[Plotting code records]
────────────────────

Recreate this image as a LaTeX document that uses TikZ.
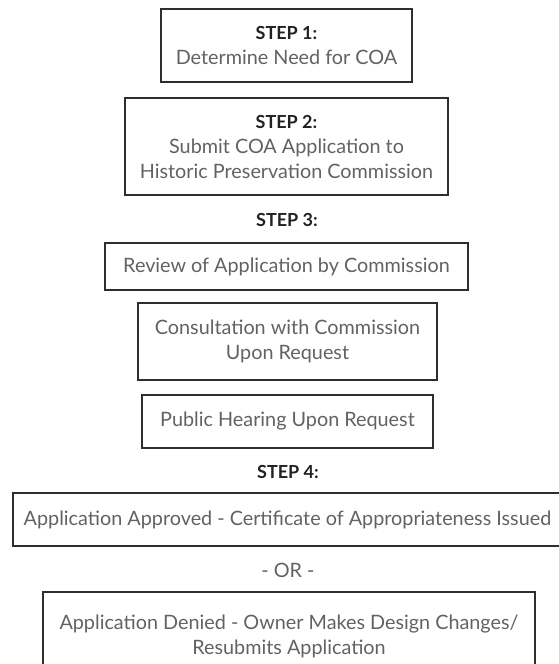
\documentclass[tikz,border=0pt]{standalone}
\usepackage{fontspec}
\setmainfont{Lato}
\definecolor{boxline}{HTML}{2E2E2E}
\definecolor{txt}{HTML}{626262}
\definecolor{steptxt}{HTML}{222222}
\begin{document}
\begin{tikzpicture}[x=1pt,y=-1pt,
  stepbox/.style={draw=boxline,line width=2.8pt,inner sep=0pt,align=center,
    text=txt,font=\fontsize{19.8}{25}\selectfont},
  bstep/.style={text=steptxt,font=\bfseries\fontsize{18}{25}\selectfont},
  steplabel/.style={inner sep=0pt,bstep}]
\useasboundingbox (0,0) rectangle (559,664);
\clip (0,0) rectangle (559,664);
\node[stepbox,minimum width=251pt,minimum height=73pt] (s1) at (286.5,45.5)
  {{\color{steptxt}\bfseries\fontsize{18}{25}\selectfont STEP 1:}\\Determine Need for COA};
\node[stepbox,minimum width=323pt,minimum height=97pt] (s2) at (286.5,146.5)
  {{\color{steptxt}\bfseries\fontsize{18}{25}\selectfont STEP 2:}\\Submit COA Application to\\Historic Preservation Commission};
\node[steplabel] (l3) at (287,220) {STEP 3:};
\node[stepbox,minimum width=363pt,minimum height=47pt] (rev) at (286.5,266.5)
  {Review of Application by Commission};
\node[stepbox,minimum width=299pt,minimum height=77pt] (con) at (287.5,341.5)
  {Consultation with Commission\\Upon Request};
\node[stepbox,minimum width=291pt,minimum height=53pt] (pub) at (287.5,421.5)
  {Public Hearing Upon Request};
\node[steplabel] (l4) at (288,472) {STEP 4:};
\node[stepbox,minimum width=549pt,minimum height=53pt] (app) at (287.5,519.5)
  {Application Approved - Certificate of Appropriateness Issued};
\node[inner sep=0pt,text=txt,font=\fontsize{19.8}{25}\selectfont] (or) at (288,570) {- OR -};
\node[stepbox,minimum width=492pt,minimum height=88pt] (den) at (289,636)
  {Application Denied - Owner Makes Design Changes/\\Resubmits Application};
\end{tikzpicture}
\end{document}
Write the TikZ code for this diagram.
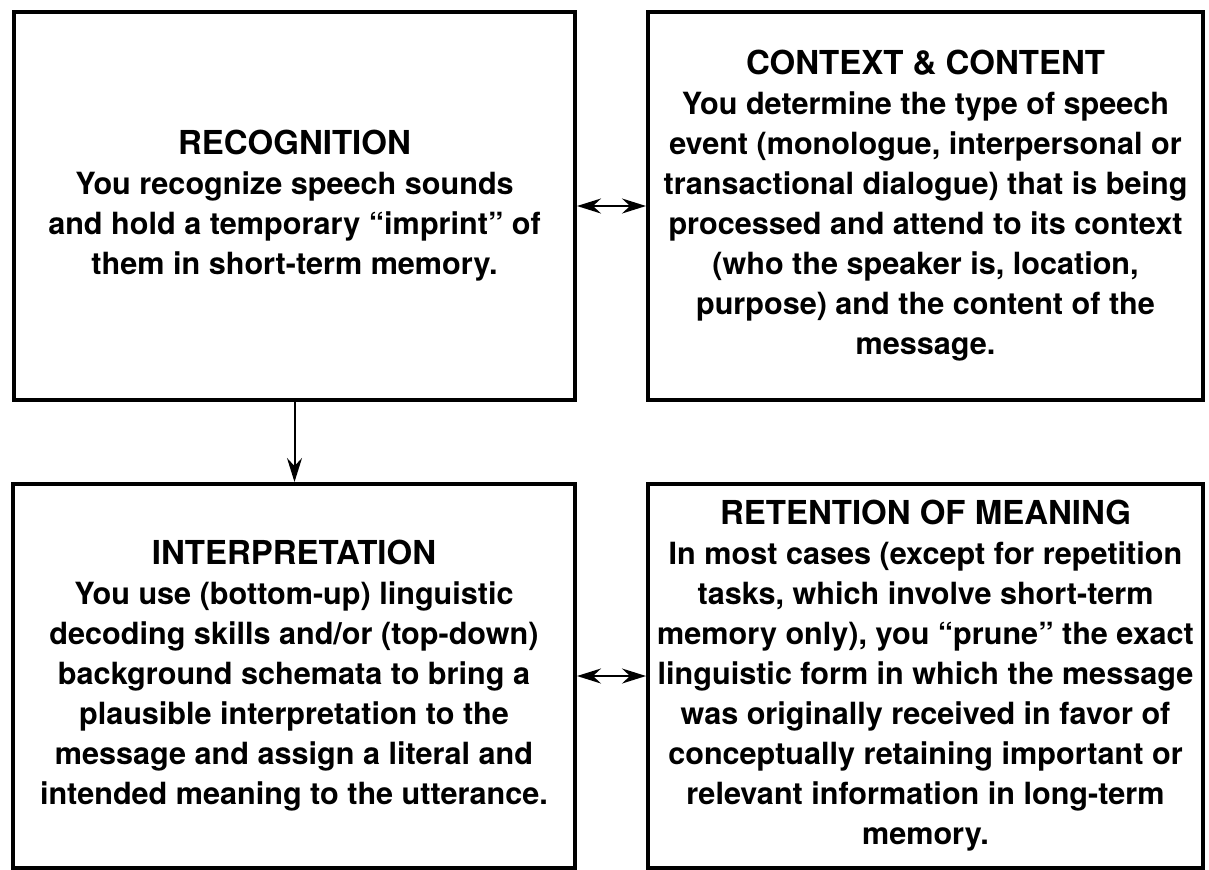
\documentclass[tikz,border=0pt]{standalone}
\usepackage{fontspec}
\setmainfont{TeX Gyre Heros}
\usetikzlibrary{arrows.meta}
\newcommand{\boxtitle}[1]{{\fontsize{16.5}{20}\selectfont #1}}
\begin{document}
\begin{tikzpicture}[x=0.5pt,y=-0.5pt,
  box/.style={draw, line width=2pt, inner sep=0pt, align=center,
    font=\bfseries\fontsize{15.3}{20}\selectfont},
  >={Stealth[length=12pt,width=7.5pt,inset=4pt]},
  link/.style={line width=1pt}]
\useasboundingbox (0,0) rectangle (1209,869);
\node[box, minimum width=280.5pt, minimum height=194pt] (A) at (294.5,206) {\boxtitle{RECOGNITION}\\
You recognize speech sounds\\
and hold a temporary “imprint” of\\
them in short-term memory.};
\node[box, minimum width=277.5pt, minimum height=194pt] (B) at (925.5,206) {\boxtitle{CONTEXT \& CONTENT}\\
You determine the type of speech\\
event (monologue, interpersonal or\\
transactional dialogue) that is being\\
processed and attend to its context\\
(who the speaker is, location,\\
purpose) and the content of the\\
message.};
\node[box, minimum width=281pt, minimum height=192pt] (C) at (294,676) {\boxtitle{INTERPRETATION}\\
You use (bottom-up) linguistic\\
decoding skills and/or (top-down)\\
background schemata to bring a\\
plausible interpretation to the\\
message and assign a literal and\\
intended meaning to the utterance.};
\node[box, minimum width=277.5pt, minimum height=192pt] (D) at (925.5,676) {\boxtitle{RETENTION OF MEANING}\\
In most cases (except for repetition\\
tasks, which involve short-term\\
memory only), you “prune” the exact\\
linguistic form in which the message\\
was originally received in favor of\\
conceptually retaining important or\\
relevant information in long-term\\
memory.};
\draw[link, <->] (A.east) -- (B.west);
\draw[link, <->] (C.east) -- (D.west);
\draw[link, ->] (A.south) -- (A.south |- C.north);
\end{tikzpicture}
\end{document}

────────────────────

## INSTRUCTION
Give back word for word the lines from the one containing "Write the TikZ code for this diagram." through the final line of the data above. Pictures are to be left out.

## SOLVED PROBLEM
Write the TikZ code for this diagram.
\documentclass[tikz,border=0pt]{standalone}
\usepackage{fontspec}
\setmainfont{TeX Gyre Heros}
\usetikzlibrary{arrows.meta}
\newcommand{\boxtitle}[1]{{\fontsize{16.5}{20}\selectfont #1}}
\begin{document}
\begin{tikzpicture}[x=0.5pt,y=-0.5pt,
  box/.style={draw, line width=2pt, inner sep=0pt, align=center,
    font=\bfseries\fontsize{15.3}{20}\selectfont},
  >={Stealth[length=12pt,width=7.5pt,inset=4pt]},
  link/.style={line width=1pt}]
\useasboundingbox (0,0) rectangle (1209,869);
\node[box, minimum width=280.5pt, minimum height=194pt] (A) at (294.5,206) {\boxtitle{RECOGNITION}\\
You recognize speech sounds\\
and hold a temporary “imprint” of\\
them in short-term memory.};
\node[box, minimum width=277.5pt, minimum height=194pt] (B) at (925.5,206) {\boxtitle{CONTEXT \& CONTENT}\\
You determine the type of speech\\
event (monologue, interpersonal or\\
transactional dialogue) that is being\\
processed and attend to its context\\
(who the speaker is, location,\\
purpose) and the content of the\\
message.};
\node[box, minimum width=281pt, minimum height=192pt] (C) at (294,676) {\boxtitle{INTERPRETATION}\\
You use (bottom-up) linguistic\\
decoding skills and/or (top-down)\\
background schemata to bring a\\
plausible interpretation to the\\
message and assign a literal and\\
intended meaning to the utterance.};
\node[box, minimum width=277.5pt, minimum height=192pt] (D) at (925.5,676) {\boxtitle{RETENTION OF MEANING}\\
In most cases (except for repetition\\
tasks, which involve short-term\\
memory only), you “prune” the exact\\
linguistic form in which the message\\
was originally received in favor of\\
conceptually retaining important or\\
relevant information in long-term\\
memory.};
\draw[link, <->] (A.east) -- (B.west);
\draw[link, <->] (C.east) -- (D.west);
\draw[link, ->] (A.south) -- (A.south |- C.north);
\end{tikzpicture}
\end{document}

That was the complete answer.